Plotting code records:
* * * * *
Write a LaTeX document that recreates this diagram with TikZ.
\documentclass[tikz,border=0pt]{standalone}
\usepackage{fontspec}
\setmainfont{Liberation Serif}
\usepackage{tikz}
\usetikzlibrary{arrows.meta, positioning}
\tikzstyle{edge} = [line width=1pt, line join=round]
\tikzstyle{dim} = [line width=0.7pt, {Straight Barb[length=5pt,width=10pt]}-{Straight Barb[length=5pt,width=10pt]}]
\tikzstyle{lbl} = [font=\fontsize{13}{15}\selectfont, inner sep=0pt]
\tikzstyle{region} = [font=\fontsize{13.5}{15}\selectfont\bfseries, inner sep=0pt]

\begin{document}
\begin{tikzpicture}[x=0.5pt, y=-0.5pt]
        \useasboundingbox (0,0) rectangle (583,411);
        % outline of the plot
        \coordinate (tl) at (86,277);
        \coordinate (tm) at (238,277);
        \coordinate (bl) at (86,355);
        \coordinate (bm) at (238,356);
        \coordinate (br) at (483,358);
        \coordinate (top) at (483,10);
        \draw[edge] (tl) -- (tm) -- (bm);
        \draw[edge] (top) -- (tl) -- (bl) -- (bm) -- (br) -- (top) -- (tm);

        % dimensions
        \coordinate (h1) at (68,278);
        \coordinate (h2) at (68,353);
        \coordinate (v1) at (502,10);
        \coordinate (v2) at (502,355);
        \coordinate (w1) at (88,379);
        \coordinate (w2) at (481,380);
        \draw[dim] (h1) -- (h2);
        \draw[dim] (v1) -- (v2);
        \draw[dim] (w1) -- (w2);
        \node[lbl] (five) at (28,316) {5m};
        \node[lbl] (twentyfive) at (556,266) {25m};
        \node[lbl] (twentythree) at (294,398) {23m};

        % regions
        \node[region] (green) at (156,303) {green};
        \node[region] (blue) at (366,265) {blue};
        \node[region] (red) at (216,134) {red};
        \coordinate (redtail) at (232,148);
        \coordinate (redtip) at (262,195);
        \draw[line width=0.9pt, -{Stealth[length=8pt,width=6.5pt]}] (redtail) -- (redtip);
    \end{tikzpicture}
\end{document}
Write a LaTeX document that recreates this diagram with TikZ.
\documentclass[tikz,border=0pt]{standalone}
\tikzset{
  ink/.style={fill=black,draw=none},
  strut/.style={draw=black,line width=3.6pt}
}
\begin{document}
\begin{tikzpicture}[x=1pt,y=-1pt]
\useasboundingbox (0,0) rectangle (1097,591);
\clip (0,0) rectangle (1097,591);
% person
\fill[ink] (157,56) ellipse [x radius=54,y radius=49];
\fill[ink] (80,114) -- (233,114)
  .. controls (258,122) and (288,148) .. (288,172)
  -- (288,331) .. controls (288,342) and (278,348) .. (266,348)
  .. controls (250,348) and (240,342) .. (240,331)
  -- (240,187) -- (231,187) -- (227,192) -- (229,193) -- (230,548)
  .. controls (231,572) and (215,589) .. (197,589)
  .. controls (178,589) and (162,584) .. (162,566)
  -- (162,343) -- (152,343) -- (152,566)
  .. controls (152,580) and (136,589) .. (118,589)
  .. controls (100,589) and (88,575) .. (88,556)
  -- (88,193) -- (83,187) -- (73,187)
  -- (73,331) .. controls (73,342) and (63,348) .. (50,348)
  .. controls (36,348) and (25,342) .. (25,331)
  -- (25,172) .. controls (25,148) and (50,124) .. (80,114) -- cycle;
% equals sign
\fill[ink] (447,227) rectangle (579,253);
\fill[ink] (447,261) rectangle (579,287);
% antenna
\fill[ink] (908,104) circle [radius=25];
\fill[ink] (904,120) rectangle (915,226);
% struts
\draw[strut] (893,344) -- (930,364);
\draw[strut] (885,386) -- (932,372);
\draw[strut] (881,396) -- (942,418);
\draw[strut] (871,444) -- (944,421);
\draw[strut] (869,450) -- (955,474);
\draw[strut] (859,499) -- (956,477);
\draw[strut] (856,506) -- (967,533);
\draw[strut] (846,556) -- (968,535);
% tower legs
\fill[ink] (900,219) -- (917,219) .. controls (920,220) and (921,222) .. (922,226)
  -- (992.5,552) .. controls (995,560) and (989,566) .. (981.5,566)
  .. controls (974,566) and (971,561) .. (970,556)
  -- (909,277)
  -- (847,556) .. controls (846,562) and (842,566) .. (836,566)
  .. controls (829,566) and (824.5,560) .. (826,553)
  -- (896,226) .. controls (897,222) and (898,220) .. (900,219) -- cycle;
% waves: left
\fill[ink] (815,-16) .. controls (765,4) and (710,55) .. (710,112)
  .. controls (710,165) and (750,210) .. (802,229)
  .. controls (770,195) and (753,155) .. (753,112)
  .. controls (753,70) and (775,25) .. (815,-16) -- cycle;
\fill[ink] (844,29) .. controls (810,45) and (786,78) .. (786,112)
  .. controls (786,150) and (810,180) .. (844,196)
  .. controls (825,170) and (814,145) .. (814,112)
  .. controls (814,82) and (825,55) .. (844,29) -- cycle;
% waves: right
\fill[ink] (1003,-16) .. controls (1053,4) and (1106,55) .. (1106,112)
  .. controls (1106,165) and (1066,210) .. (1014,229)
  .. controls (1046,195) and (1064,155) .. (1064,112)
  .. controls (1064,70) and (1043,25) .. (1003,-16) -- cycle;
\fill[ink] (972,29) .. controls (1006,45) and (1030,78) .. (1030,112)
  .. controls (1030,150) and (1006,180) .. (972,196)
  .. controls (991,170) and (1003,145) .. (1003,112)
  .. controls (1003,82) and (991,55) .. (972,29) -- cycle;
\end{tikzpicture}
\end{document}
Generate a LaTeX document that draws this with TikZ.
* * * * *
• **Goal**
Word for word, quote all of the data above.

• **The reply**
Write a LaTeX document that recreates this diagram with TikZ.
\documentclass[tikz,border=0pt]{standalone}
\usepackage{fontspec}
\setmainfont{Liberation Serif}
\usepackage{tikz}
\usetikzlibrary{arrows.meta, positioning}
\tikzstyle{edge} = [line width=1pt, line join=round]
\tikzstyle{dim} = [line width=0.7pt, {Straight Barb[length=5pt,width=10pt]}-{Straight Barb[length=5pt,width=10pt]}]
\tikzstyle{lbl} = [font=\fontsize{13}{15}\selectfont, inner sep=0pt]
\tikzstyle{region} = [font=\fontsize{13.5}{15}\selectfont\bfseries, inner sep=0pt]

\begin{document}
\begin{tikzpicture}[x=0.5pt, y=-0.5pt]
        \useasboundingbox (0,0) rectangle (583,411);
        % outline of the plot
        \coordinate (tl) at (86,277);
        \coordinate (tm) at (238,277);
        \coordinate (bl) at (86,355);
        \coordinate (bm) at (238,356);
        \coordinate (br) at (483,358);
        \coordinate (top) at (483,10);
        \draw[edge] (tl) -- (tm) -- (bm);
        \draw[edge] (top) -- (tl) -- (bl) -- (bm) -- (br) -- (top) -- (tm);

        % dimensions
        \coordinate (h1) at (68,278);
        \coordinate (h2) at (68,353);
        \coordinate (v1) at (502,10);
        \coordinate (v2) at (502,355);
        \coordinate (w1) at (88,379);
        \coordinate (w2) at (481,380);
        \draw[dim] (h1) -- (h2);
        \draw[dim] (v1) -- (v2);
        \draw[dim] (w1) -- (w2);
        \node[lbl] (five) at (28,316) {5m};
        \node[lbl] (twentyfive) at (556,266) {25m};
        \node[lbl] (twentythree) at (294,398) {23m};

        % regions
        \node[region] (green) at (156,303) {green};
        \node[region] (blue) at (366,265) {blue};
        \node[region] (red) at (216,134) {red};
        \coordinate (redtail) at (232,148);
        \coordinate (redtip) at (262,195);
        \draw[line width=0.9pt, -{Stealth[length=8pt,width=6.5pt]}] (redtail) -- (redtip);
    \end{tikzpicture}
\end{document}
Write a LaTeX document that recreates this diagram with TikZ.
\documentclass[tikz,border=0pt]{standalone}
\tikzset{
  ink/.style={fill=black,draw=none},
  strut/.style={draw=black,line width=3.6pt}
}
\begin{document}
\begin{tikzpicture}[x=1pt,y=-1pt]
\useasboundingbox (0,0) rectangle (1097,591);
\clip (0,0) rectangle (1097,591);
% person
\fill[ink] (157,56) ellipse [x radius=54,y radius=49];
\fill[ink] (80,114) -- (233,114)
  .. controls (258,122) and (288,148) .. (288,172)
  -- (288,331) .. controls (288,342) and (278,348) .. (266,348)
  .. controls (250,348) and (240,342) .. (240,331)
  -- (240,187) -- (231,187) -- (227,192) -- (229,193) -- (230,548)
  .. controls (231,572) and (215,589) .. (197,589)
  .. controls (178,589) and (162,584) .. (162,566)
  -- (162,343) -- (152,343) -- (152,566)
  .. controls (152,580) and (136,589) .. (118,589)
  .. controls (100,589) and (88,575) .. (88,556)
  -- (88,193) -- (83,187) -- (73,187)
  -- (73,331) .. controls (73,342) and (63,348) .. (50,348)
  .. controls (36,348) and (25,342) .. (25,331)
  -- (25,172) .. controls (25,148) and (50,124) .. (80,114) -- cycle;
% equals sign
\fill[ink] (447,227) rectangle (579,253);
\fill[ink] (447,261) rectangle (579,287);
% antenna
\fill[ink] (908,104) circle [radius=25];
\fill[ink] (904,120) rectangle (915,226);
% struts
\draw[strut] (893,344) -- (930,364);
\draw[strut] (885,386) -- (932,372);
\draw[strut] (881,396) -- (942,418);
\draw[strut] (871,444) -- (944,421);
\draw[strut] (869,450) -- (955,474);
\draw[strut] (859,499) -- (956,477);
\draw[strut] (856,506) -- (967,533);
\draw[strut] (846,556) -- (968,535);
% tower legs
\fill[ink] (900,219) -- (917,219) .. controls (920,220) and (921,222) .. (922,226)
  -- (992.5,552) .. controls (995,560) and (989,566) .. (981.5,566)
  .. controls (974,566) and (971,561) .. (970,556)
  -- (909,277)
  -- (847,556) .. controls (846,562) and (842,566) .. (836,566)
  .. controls (829,566) and (824.5,560) .. (826,553)
  -- (896,226) .. controls (897,222) and (898,220) .. (900,219) -- cycle;
% waves: left
\fill[ink] (815,-16) .. controls (765,4) and (710,55) .. (710,112)
  .. controls (710,165) and (750,210) .. (802,229)
  .. controls (770,195) and (753,155) .. (753,112)
  .. controls (753,70) and (775,25) .. (815,-16) -- cycle;
\fill[ink] (844,29) .. controls (810,45) and (786,78) .. (786,112)
  .. controls (786,150) and (810,180) .. (844,196)
  .. controls (825,170) and (814,145) .. (814,112)
  .. controls (814,82) and (825,55) .. (844,29) -- cycle;
% waves: right
\fill[ink] (1003,-16) .. controls (1053,4) and (1106,55) .. (1106,112)
  .. controls (1106,165) and (1066,210) .. (1014,229)
  .. controls (1046,195) and (1064,155) .. (1064,112)
  .. controls (1064,70) and (1043,25) .. (1003,-16) -- cycle;
\fill[ink] (972,29) .. controls (1006,45) and (1030,78) .. (1030,112)
  .. controls (1030,150) and (1006,180) .. (972,196)
  .. controls (991,170) and (1003,145) .. (1003,112)
  .. controls (1003,82) and (991,55) .. (972,29) -- cycle;
\end{tikzpicture}
\end{document}
Generate a LaTeX document that draws this with TikZ.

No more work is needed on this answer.